The BBC invites you to cast your mind back to the halcyon days of early 2018, long before All This, when the most the public had to worry about was a prolonged deep freeze, flooding, and a chemical attack by a foreign power on British soil. The Salisbury Poisonings (BBC One) is the three-part dramatisation of the events around the attack on Sergei Skripal and his daughter, Yulia, in March of that year, which inadvertently led to the death of a British woman, Dawn Sturgess (MyAnna Buring). When it was commissioned, The Salisbury Poisonings must have seemed like a window into a dark time. These days it qualifies as breezy escapism.

For those of us who watched things unfold at a distance, it’s the trivia around the Salisbury case that lingers in the memory. The fateful trip to the Zizzi restaurant, and the “confessional” interview in which the suspects said they merely wanted to visit the city with its famous 123m cathedral spire. The drama is a reminder that it was terrifying at the time, especially for local residents, who saw their city on the news every night, with agents in hazmat suits spraying the town centre.

Our way in is DS Nick Bailey (Rafe Spall), the detective summoned to the scene when a man and his daughter collapse on a bench in the Maltings, and it doesn’t look like a normal overdose. Anne-Marie Duff plays Tracy Daszkiewicz, the director of public health for Wiltshire, who had to coordinate the public response. Long before “track and trace” was a household term, she initiated a system to identify those who might have come into contact with the poison.

Duff and Spall both give their characters the requisite humanity, Daszkiewicz rising to events far beyond anything she expected to encounter, Bailey bravely succumbing to the poison himself after being first into the Skripals’ house. Spall has carved out a real niche as the slightly-too-handsome Everyman and again performs the role to a high standard. Perhaps the most sympathetic character is Sturgess, an alcoholic whose boyfriend Charlie Rowley (Johnny Harris) finds a perfume bottle and gives it to her, not realising it was the delivery mechanism for the poison. The lesser-spotted Mark Addy even pops up as Sergei’s friend, Ross Cassidy.

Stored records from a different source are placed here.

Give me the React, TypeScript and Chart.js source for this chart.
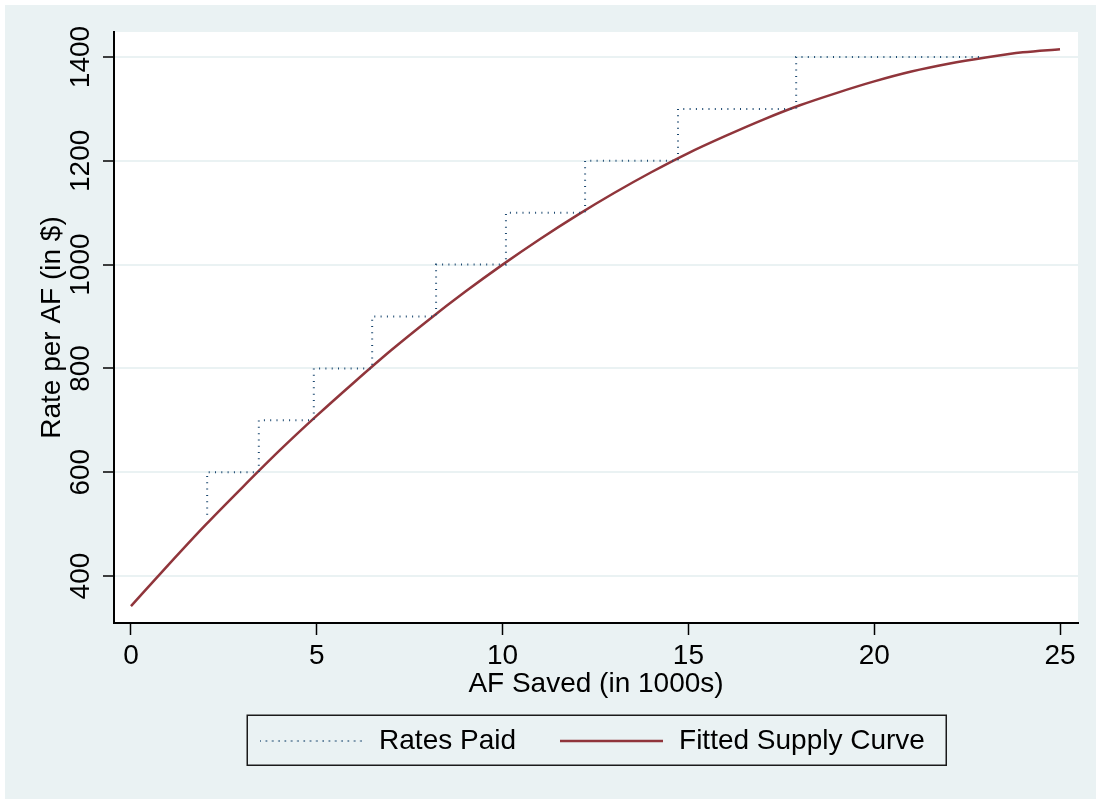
import React, { useEffect, useRef } from 'react';
import { Chart, registerables } from 'chart.js';

Chart.register(...registerables);

// ---- data ----
const seriesLabels = ['Rates Paid', 'Fitted Supply Curve'];
const xTitle = 'AF Saved (in 1000s)';
const yTitle = 'Rate per AF (in $)';

const xTicks = [0, 5, 10, 15, 20, 25];
const yTicks = [400, 600, 800, 1000, 1200, 1400];

// staircase "Rates Paid" corner points (horizontal run, then vertical rise)
const stepX = [2.05, 2.05, 3.44, 4.92, 6.49, 8.21, 10.09, 12.22, 14.72, 17.9, 22.85];
const stepY = [518, 600, 700, 800, 900, 1000, 1100, 1200, 1300, 1400, 1400];

// fitted supply curve read at integer x
const curveX = [0, 1, 2, 3, 4, 5, 6, 7, 8, 9, 10, 11, 12, 13, 14, 15, 16, 17, 18, 19, 20, 21, 22, 23, 24, 25];
const curveY = [342, 421, 498, 571, 642, 709, 773, 835, 893, 948, 1000, 1049, 1095, 1138, 1178, 1215, 1248, 1279, 1307, 1331, 1353, 1372, 1387, 1399, 1409, 1415];

const FONT_FAMILY = '"Liberation Sans", Arial, Helvetica, sans-serif';
const FONT_SIZE = 28;
const LEGEND_PAD = 41;
const LEGEND_BOX_W = 108;
const SAMPLE_W = 103;
const LEGEND_SHIFT = -5;

const NAVY = '#1a476f';
const MAROON = '#90353b';

function makeSample(color: string, width: number, dash: number[]) {
  const c = document.createElement('canvas');
  c.width = SAMPLE_W;
  c.height = 6;
  const g = c.getContext('2d')!;
  g.strokeStyle = color;
  g.lineWidth = width;
  g.setLineDash(dash);
  g.beginPath();
  g.moveTo(0, 3);
  g.lineTo(SAMPLE_W, 3);
  g.stroke();
  return c;
}

const bgPlugin = {
  id: 'stataBg',
  afterLayout(chart: any) {
    const lg = chart.legend;
    if (lg) {
      lg.left += LEGEND_SHIFT;
      lg.right += LEGEND_SHIFT;
    }
  },
  beforeDraw(chart: any) {
    const { ctx, width, height, chartArea } = chart;
    ctx.save();
    ctx.fillStyle = '#ffffff';
    ctx.fillRect(0, 0, width, height);
    ctx.fillStyle = '#eaf2f3';
    ctx.fillRect(5, 5, width - 5, height - 5);
    ctx.fillStyle = '#ffffff';
    ctx.fillRect(chartArea.left, chartArea.top, chartArea.right - chartArea.left, chartArea.bottom - chartArea.top);
    ctx.restore();
  },
  afterDraw(chart: any) {
    const lg = chart.legend;
    if (!lg || !lg.lineWidths) return;
    const { ctx } = chart;
    const lw = lg.lineWidths[0];
    const startX = (lg.left + LEGEND_PAD + lg.right - lw) / 2;
    const endX = startX + lw - LEGEND_PAD;
    const cy = lg.top + LEGEND_PAD + FONT_SIZE / 2;
    ctx.save();
    ctx.strokeStyle = '#1a1a1a';
    ctx.lineWidth = 1.5;
    ctx.setLineDash([]);
    ctx.strokeRect(Math.round(startX - 10) + 0.25, Math.round(cy - 26) + 0.25, Math.round(endX - startX + 31), 50);
    ctx.restore();
  },
};

export default function App() {
  const ref = useRef<HTMLCanvasElement>(null);

  useEffect(() => {
    const canvas = ref.current;
    if (!canvas) return;
    const font = { family: FONT_FAMILY, size: FONT_SIZE };
    const samples = [makeSample(NAVY, 2, [1, 5.3]), makeSample(MAROON, 2.5, [])];
    const chart = new Chart(canvas, {
      type: 'line',
      data: {
        datasets: [
          {
            label: seriesLabels[0],
            data: stepX.map((x, i) => ({ x, y: stepY[i] })),
            borderColor: NAVY,
            backgroundColor: NAVY,
            borderWidth: 2,
            borderDash: [1, 5.3],
            stepped: 'before',
            fill: false,
            pointRadius: 0,
          },
          {
            label: seriesLabels[1],
            data: curveX.map((x, i) => ({ x, y: curveY[i] })),
            borderColor: MAROON,
            backgroundColor: MAROON,
            borderWidth: 2.5,
            cubicInterpolationMode: 'monotone',
            fill: false,
            pointRadius: 0,
          },
        ],
      },
      options: {
        responsive: false,
        animation: false,
        devicePixelRatio: 1,
        layout: { padding: { left: 5, top: 32, right: 18, bottom: 34 } },
        plugins: {
          legend: {
            display: true,
            position: 'bottom',
            fullSize: false,
            align: 'center',
            labels: {
              usePointStyle: true,
              pointStyleWidth: LEGEND_BOX_W,
              padding: LEGEND_PAD,
              color: '#000',
              font,
              generateLabels: (ch: any) => {
                const items = (Chart as any).defaults.plugins.legend.labels.generateLabels(ch);
                items.forEach((it: any, i: number) => {
                  it.pointStyle = samples[i];
                });
                return items;
              },
            },
          },
          tooltip: { enabled: false },
          title: { display: false },
        },
        scales: {
          x: {
            type: 'linear',
            min: -0.457,
            max: 25.484,
            afterBuildTicks: (s: any) => {
              s.ticks = xTicks.map((v) => ({ value: v }));
            },
            afterFit: (s: any) => {
              s.height = 63;
            },
            ticks: {
              color: '#000',
              font,
              padding: 4,
              autoSkip: false,
              maxRotation: 0,
              callback: (v: any) => String(v),
            },
            grid: {
              display: true,
              drawOnChartArea: false,
              drawTicks: true,
              tickLength: 12,
              tickColor: '#000',
              tickWidth: 1.5,
            },
            border: { display: true, color: '#000', width: 2 },
            title: {
              display: true,
              text: xTitle,
              color: '#000',
              font,
              padding: { top: 0, bottom: -15 },
            },
          },
          y: {
            type: 'linear',
            min: 309.5,
            max: 1448.2,
            afterBuildTicks: (s: any) => {
              s.ticks = yTicks.map((v) => ({ value: v }));
            },
            afterFit: (s: any) => {
              s.width = 109;
            },
            ticks: {
              color: '#000',
              font,
              padding: -9,
              minRotation: 90,
              maxRotation: 90,
              crossAlign: 'center',
              autoSkip: false,
              callback: (v: any) => String(v),
            },
            grid: {
              color: '#eaf2f3',
              lineWidth: 2,
              drawTicks: true,
              tickLength: 11,
              tickColor: '#000',
              tickWidth: 1.5,
            },
            border: { display: true, color: '#000', width: 2 },
            title: {
              display: true,
              text: yTitle,
              color: '#000',
              font,
              padding: { top: 30, bottom: 0 },
            },
          },
        },
      } as any,
      plugins: [bgPlugin],
    } as any);
    return () => chart.destroy();
  }, []);

  return (
    <div style={{ position: 'fixed', left: 0, top: 0, width: 1096, height: 799 }}>
      <canvas ref={ref} width={1096} height={799} style={{ display: 'block', width: 1096, height: 799 }} />
    </div>
  );
}
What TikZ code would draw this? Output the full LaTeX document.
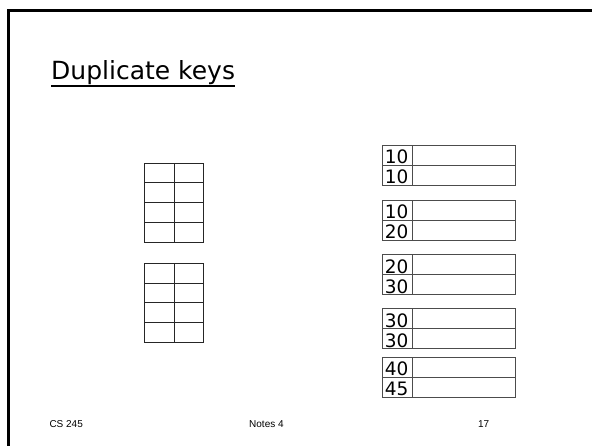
\documentclass[tikz,border=0pt]{standalone}
\usepackage{fontspec}
\setmainfont{DejaVu Sans}
\newfontfamily\footfont{Liberation Sans}
\usetikzlibrary{positioning}
\tikzset{
  slideframe/.style={line width=2.6pt,black},
  heading/.style={font=\fontsize{25}{30}\selectfont,inner sep=0pt,anchor=base west},
  gridcell/.style={draw=black!85,line width=0.8pt,minimum width=29.75pt,
                   minimum height=19.75pt,inner sep=0pt,outer sep=0pt},
  keycell/.style={draw=black!70,line width=0.8pt,inner xsep=2.5pt,inner ysep=0pt,
                  text width=25pt,align=left,minimum height=20pt,outer sep=0pt,
                  text height=17pt,text depth=0pt,font=\fontsize{18.5}{20}\selectfont},
  ptrcell/.style={draw=black!70,line width=0.8pt,minimum width=103pt,
                  minimum height=20pt,inner sep=0pt,outer sep=0pt},
  foot/.style={font=\footfont\fontsize{10}{12}\selectfont,inner sep=0pt},
}
\begin{document}
\begin{tikzpicture}[x=1pt,y=-1pt]
\useasboundingbox (0,0) rectangle (592,446);

% slide frame
\draw[slideframe] (8.5,446) -- (8.5,10.3) -- (592,10.3);

% title
\node[heading] (title) at (51,80) {Duplicate keys};
\draw[line width=1.6pt] ([yshift=-0.5pt]title.south west) -- ([yshift=-0.5pt]title.south east);

% two empty index blocks (left)
\foreach \top [count=\g] in {163,263.3}{
  \foreach \r in {0,...,3}{
    \foreach \c in {0,1}{
      \node[gridcell,anchor=north west] (g\g-\r-\c) at (144.3+29.75*\c,\top+19.75*\r) {};
    }
  }
}

% data blocks with duplicate keys (right)
\foreach \ka/\kb/\top [count=\i] in {10/10/145.3,10/20/200.3,20/30/254.8,30/30/308.7,40/45/357.4}{
  \node[keycell,anchor=north west] (k\i a) at (382.3,\top) {\ka};
  \node[ptrcell,right=0pt of k\i a] (p\i a) {};
  \node[keycell,below=0pt of k\i a] (k\i b) {\kb};
  \node[ptrcell,right=0pt of k\i b] (p\i b) {};
}

% footer
\node[foot,anchor=base west] (course) at (49.3,427.3) {CS 245};
\node[foot,anchor=base west] (notes) at (249,427.3) {Notes 4};
\node[foot,anchor=base east] (page) at (489.5,427.3) {17};

\end{tikzpicture}
\end{document}
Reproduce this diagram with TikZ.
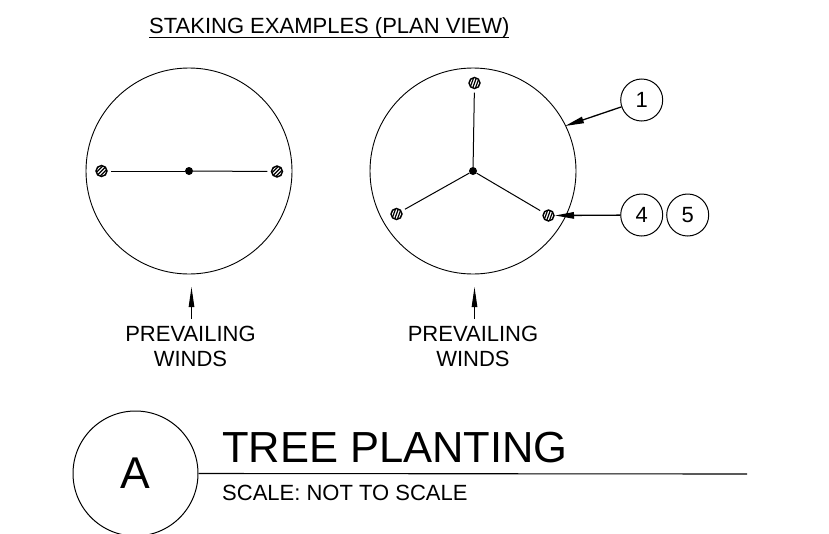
\documentclass[tikz,border=0pt]{standalone}
\usepackage{fontspec}
\setmainfont{Liberation Sans}
\usetikzlibrary{arrows.meta,calc}
\tikzset{
  x=1pt,y=-1pt,
  ink/.style={draw=black,line width=1.1pt},
  plan/.style={circle,draw=black,line width=0.9pt,minimum size=206pt,inner sep=0pt},
  hub/.style={circle,fill=black,minimum size=8pt,inner sep=0pt},
  stake/.style={circle,draw=black,line width=1.4pt,minimum size=11pt,inner sep=0pt,
    path picture={
      \foreach \d in {-5.2,-2.6,0,2.6,5.2}{
        \draw[line width=1.2pt,black]
          ($(path picture bounding box.center)+(#1+90:\d)+(#1:8)$) --
          ($(path picture bounding box.center)+(#1+90:\d)-(#1:8)$);
      }}},
  bubble/.style={circle,draw=black,line width=1pt,minimum size=42pt,inner sep=0pt,font=\fontsize{22}{22}\selectfont},
  tie/.style={draw=black,line width=1pt,shorten <=3.5pt},
  leader/.style={draw=black,line width=1.3pt,-{Triangle[length=19pt,width=6.5pt]}},
  wind/.style={draw=black,line width=1pt,-{Triangle[length=20pt,width=5.5pt]}},
  label/.style={font=\fontsize{22}{22}\selectfont,inner sep=0pt,anchor=base},
}
\begin{document}
\begin{tikzpicture}
\path[use as bounding box] (0,0) rectangle (829,533);
\clip (0,0) rectangle (829,533);
\fill[white] (0,0) rectangle (829,533);

\node[label,anchor=base west] (head) at (149,33) {STAKING EXAMPLES (PLAN VIEW)};
\coordinate (hl) at (149,37.7);
\coordinate (hr) at (509,37.7);
\draw[ink] (hl)--(hr);

% left plan
\node[plan] (c1) at (189,171) {};
\node[hub] (h1) at (189,171) {};
\node[stake=-45] (s1a) at (101.5,171) {};
\node[stake=-45] (s1b) at (277,171.5) {};
\draw[tie] (s1a)--(h1);
\draw[tie] (s1b)--(h1);

% right plan
\node[plan] (c2) at (473,171) {};
\node[hub] (h2) at (473,171) {};
\node[stake=-70] (s2a) at (474.5,83) {};
\node[stake=-70] (s2b) at (396.5,214) {};
\node[stake=-70] (s2c) at (548.5,215.5) {};
\draw[tie] (s2a)--(h2);
\draw[tie] (s2b)--(h2);
\draw[tie] (s2c)--(h2);

% bubbles
\node[bubble] (b1) at (641.7,100) {1};
\node[bubble] (b4) at (641.7,215) {4};
\node[bubble] (b5) at (687.7,215) {5};
\coordinate (t1) at (565,126);
\coordinate (t4) at (555,215.5);
\draw[leader] (b1)--(t1);
\draw[leader] (b4)--(t4);

% winds
\node[label] (w1) at (190.5,341) {PREVAILING};
\node[label] (w1b) at (190.5,366) {WINDS};
\node[label] (w2) at (473,341) {PREVAILING};
\node[label] (w2b) at (473,366) {WINDS};
\coordinate (a1) at (191.5,287);
\coordinate (f1) at (191.5,319);
\coordinate (a2) at (474.5,287);
\coordinate (f2) at (474.5,319);
\draw[wind] (f1)--(a1);
\draw[wind] (f2)--(a2);

% title
\node[circle,draw=black,line width=1pt,minimum size=125pt,inner sep=0pt,font=\fontsize{44.5}{44.5}\selectfont] (A) at (135.5,473.5) {A};
\coordinate (re) at (747,474);
\draw[ink] (A.east)--(re);
\node[anchor=base west,inner sep=0pt,font=\fontsize{43.5}{43.5}\selectfont] (T) at (222,462) {TREE PLANTING};
\node[anchor=base west,inner sep=0pt,font=\fontsize{22}{22}\selectfont] (S) at (222,500) {SCALE: NOT TO SCALE};
\end{tikzpicture}
\end{document}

These dramas are part of the national protocol for managing such events. No major news story has been dealt with until we have witnessed an ensemble of familiar character actors playing policemen, bystanders and other “everyday heroes” with quiet competence. The programmes have a deep-seated rhythm. First the protagonists are established in their family life, rushing through breakfast but not before demonstrating their love to wife/husband/kids. A kiss on the forehead, a fragment of humour. The Event happens. Gradually, the participants are sucked into proceedings. Setback, breakthrough, conclusion. No one is ever shown to be anything other than calm, confident and sympathetic. Incompetent maniacs and workshy morons must be working in British disaster response units, but they never seem to make it to prime time.

The Salisbury Poisonings is perfectly well written and acted and informative but you never quite escape the sense that you’re watching a particularly thorough Crimewatch reconstruction. Quiet competence is a wonderful quality in a public servant; less so in a Sunday night drama.

A long “where are they now” segment follows the final episode, showing the real-life characters and what has happened to them in the past two years. The most damning aspect of the whole affair, the sense that the Russians got away with it without serious repercussions, looms in the background. Just months after the murders, England cheered its football team to the semi-finals of the World Cup, forgetting all about what had happened. What good are everyday heroics when those in power are so toothless, and the public so quick to forget?